According to the EPA, American power plants emit close to 50 tons of mercury a year. But mercury is not the only health-damaging pollutant they spew into the air. In fact, a study released this month by the National Academy of Sciences revealed that burning fossil fuels, coal and oil primarily, costs the United States about $120 billion a year, mostly because of thousands of premature deaths from air pollutants, such as small soot particles, which cause lung damage; nitrogen oxides, which contribute to smog; and sulfur dioxide, which causes acid rain.

The study's authors set out to measure the costs not incorporated into the price of a kilowatt-hour or a gallon of gasoline or diesel fuel. Coal burning was the biggest single source of such external costs. The damages averaged 3.2 cents per kilowatt-hour, compared with 0.16 cents for gas. But the variation among coal plants was enormous.
The worst plants, generally the oldest and those that burn coal with the highest sulfur content, were 3.6 times worse than the average. John Walke of the Natural Resources Defense Council, one of a dozen groups involved in the mercury litigation mentioned above, said that as of 2008, only 28 percent of the coal-burning power plants in the United States had basic scrubbers for such pollution, which he called "two-decade-old technology." Mr. Walke said big cuts in these emissions would have tremendous economic benefits, because of the lives saved from reduced pollution.

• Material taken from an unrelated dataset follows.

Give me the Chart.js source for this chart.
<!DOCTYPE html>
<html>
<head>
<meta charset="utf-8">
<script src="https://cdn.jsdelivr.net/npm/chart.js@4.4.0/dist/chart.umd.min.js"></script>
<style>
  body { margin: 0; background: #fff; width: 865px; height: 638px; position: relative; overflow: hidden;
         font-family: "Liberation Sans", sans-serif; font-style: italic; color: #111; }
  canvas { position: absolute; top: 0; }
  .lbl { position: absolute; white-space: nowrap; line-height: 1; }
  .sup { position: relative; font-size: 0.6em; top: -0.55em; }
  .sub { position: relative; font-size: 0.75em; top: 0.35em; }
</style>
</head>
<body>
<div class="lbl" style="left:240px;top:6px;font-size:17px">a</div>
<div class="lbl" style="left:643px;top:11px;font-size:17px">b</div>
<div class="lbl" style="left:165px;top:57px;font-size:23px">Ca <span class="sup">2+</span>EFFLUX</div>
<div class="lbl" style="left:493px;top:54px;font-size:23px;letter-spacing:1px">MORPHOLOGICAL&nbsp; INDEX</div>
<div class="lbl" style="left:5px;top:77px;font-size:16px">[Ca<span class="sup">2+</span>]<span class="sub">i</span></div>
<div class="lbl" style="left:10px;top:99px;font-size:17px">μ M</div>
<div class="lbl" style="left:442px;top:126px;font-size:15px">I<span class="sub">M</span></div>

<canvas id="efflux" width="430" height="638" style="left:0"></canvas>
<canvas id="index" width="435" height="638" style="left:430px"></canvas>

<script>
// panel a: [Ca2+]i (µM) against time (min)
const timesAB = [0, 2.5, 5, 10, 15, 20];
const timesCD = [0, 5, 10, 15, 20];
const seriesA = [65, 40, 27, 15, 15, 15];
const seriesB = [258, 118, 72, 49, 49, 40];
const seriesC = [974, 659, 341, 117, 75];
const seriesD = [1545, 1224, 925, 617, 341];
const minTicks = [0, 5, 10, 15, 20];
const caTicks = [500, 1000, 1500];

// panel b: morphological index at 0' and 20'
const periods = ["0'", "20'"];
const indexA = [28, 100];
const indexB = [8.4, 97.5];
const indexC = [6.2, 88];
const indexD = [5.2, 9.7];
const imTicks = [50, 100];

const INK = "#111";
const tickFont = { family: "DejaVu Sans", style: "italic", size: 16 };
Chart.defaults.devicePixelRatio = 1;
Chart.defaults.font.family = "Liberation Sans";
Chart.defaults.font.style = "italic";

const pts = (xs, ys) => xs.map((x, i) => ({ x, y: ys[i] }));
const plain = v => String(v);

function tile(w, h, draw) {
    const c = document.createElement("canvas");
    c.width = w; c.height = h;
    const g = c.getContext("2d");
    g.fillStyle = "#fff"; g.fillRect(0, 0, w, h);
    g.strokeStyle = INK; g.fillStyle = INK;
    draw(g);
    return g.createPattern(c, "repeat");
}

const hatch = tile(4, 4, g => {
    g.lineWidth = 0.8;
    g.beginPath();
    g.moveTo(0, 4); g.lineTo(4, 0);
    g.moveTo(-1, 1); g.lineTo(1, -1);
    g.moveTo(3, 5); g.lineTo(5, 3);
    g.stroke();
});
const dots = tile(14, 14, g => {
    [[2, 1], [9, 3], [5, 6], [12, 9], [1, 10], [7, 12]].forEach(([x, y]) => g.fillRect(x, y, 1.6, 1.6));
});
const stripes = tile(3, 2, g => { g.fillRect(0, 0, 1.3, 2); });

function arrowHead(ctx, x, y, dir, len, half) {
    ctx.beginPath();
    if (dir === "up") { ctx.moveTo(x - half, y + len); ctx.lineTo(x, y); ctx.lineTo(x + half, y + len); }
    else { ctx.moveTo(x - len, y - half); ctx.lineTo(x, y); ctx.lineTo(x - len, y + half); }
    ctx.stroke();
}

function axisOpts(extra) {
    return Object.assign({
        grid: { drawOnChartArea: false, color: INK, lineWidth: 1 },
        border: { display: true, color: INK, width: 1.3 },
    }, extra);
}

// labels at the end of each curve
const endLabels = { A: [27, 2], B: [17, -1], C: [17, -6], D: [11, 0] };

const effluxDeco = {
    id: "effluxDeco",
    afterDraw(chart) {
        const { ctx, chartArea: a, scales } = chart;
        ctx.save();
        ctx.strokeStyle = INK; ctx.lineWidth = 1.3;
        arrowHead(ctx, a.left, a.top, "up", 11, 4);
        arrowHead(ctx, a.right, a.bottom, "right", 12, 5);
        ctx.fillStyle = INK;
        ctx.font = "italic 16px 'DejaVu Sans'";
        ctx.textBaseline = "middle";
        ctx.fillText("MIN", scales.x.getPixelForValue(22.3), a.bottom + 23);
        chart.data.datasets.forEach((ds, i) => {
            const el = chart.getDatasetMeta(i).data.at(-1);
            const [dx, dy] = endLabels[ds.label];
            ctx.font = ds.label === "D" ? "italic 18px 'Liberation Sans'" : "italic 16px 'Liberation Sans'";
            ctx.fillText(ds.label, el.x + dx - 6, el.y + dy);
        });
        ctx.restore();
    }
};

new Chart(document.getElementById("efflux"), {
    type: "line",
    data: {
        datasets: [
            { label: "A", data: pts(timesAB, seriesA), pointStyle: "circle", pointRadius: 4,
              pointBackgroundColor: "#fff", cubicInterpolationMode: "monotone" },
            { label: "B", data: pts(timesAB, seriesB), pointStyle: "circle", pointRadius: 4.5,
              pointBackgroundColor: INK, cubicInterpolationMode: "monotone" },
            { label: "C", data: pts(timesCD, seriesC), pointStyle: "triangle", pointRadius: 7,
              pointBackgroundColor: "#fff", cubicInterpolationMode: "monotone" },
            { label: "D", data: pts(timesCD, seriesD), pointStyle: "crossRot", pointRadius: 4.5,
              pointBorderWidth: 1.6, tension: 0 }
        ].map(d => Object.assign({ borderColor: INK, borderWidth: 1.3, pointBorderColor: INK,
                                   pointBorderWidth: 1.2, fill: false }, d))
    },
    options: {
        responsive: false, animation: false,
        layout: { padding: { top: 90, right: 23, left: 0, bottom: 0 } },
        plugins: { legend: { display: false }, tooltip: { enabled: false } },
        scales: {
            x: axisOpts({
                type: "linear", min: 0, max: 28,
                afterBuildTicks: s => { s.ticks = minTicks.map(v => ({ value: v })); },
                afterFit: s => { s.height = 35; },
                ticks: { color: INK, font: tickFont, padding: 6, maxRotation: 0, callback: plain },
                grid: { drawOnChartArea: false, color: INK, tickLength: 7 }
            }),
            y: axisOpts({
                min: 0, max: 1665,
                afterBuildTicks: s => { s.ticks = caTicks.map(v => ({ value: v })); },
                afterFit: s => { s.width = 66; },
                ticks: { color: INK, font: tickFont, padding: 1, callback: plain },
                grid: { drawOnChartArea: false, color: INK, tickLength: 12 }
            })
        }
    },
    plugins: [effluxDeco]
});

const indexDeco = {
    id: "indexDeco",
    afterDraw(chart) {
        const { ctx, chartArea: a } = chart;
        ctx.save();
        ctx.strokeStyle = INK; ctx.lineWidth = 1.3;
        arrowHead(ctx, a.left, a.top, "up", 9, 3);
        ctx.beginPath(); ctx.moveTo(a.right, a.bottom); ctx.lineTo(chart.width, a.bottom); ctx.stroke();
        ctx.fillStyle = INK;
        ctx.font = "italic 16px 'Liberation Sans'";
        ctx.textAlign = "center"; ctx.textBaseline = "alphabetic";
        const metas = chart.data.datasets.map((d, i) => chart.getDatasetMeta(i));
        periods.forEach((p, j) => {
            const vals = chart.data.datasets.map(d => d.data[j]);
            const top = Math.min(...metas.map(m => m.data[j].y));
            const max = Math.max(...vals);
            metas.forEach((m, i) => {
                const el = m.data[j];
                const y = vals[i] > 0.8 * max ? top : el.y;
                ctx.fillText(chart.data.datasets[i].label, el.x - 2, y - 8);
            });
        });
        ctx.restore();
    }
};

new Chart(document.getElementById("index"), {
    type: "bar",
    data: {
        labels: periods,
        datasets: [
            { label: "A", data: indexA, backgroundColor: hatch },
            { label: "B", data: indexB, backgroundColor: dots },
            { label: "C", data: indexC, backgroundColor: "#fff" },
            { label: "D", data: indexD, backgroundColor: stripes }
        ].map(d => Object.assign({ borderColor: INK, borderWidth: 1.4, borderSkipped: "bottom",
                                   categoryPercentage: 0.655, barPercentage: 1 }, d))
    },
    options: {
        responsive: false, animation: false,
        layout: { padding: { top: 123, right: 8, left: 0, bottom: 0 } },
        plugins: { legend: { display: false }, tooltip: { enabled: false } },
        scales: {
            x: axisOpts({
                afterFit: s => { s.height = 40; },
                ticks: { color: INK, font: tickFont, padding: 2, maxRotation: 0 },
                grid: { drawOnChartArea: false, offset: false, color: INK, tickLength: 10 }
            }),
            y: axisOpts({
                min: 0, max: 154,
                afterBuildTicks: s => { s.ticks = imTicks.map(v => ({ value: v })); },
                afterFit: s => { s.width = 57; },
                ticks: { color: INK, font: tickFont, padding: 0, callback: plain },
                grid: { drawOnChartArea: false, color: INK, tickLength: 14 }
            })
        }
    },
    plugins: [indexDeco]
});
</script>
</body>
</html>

Much of this year has been spent debating health care reform. An undisputed measure would prevent insurance companies from denying coverage to anyone with preexisting conditions or potentially life-threatening illnesses. Will this mean that one day, insurers will side with the public and demand pollution be reduced? It's possible that incentives could be given to individuals who exercise and eat a healthy diet, but none of us can dodge harmful pollutants when they are in the air we breathe. And while consumers can carefully read labels and pick and choose those fish that are lowest in mercury, should our children bear the cost in neurological damage and learning disabilities of the pollution we've allowed?
No.

That's why EPA was created 40 years ago, to ensure our shared resources upon which we depend for life - the air we breathe, the water we drink, and the land and sea from which we get our food- are safe. And that's why it is encouraging to see the EPA take such steps as it is now, to control mercury emissions from coal- and oil-burning power plants. If we can cut health care costs, save lives and improve our kids' chances to do well in school, all by preventing pollution, let's just do it.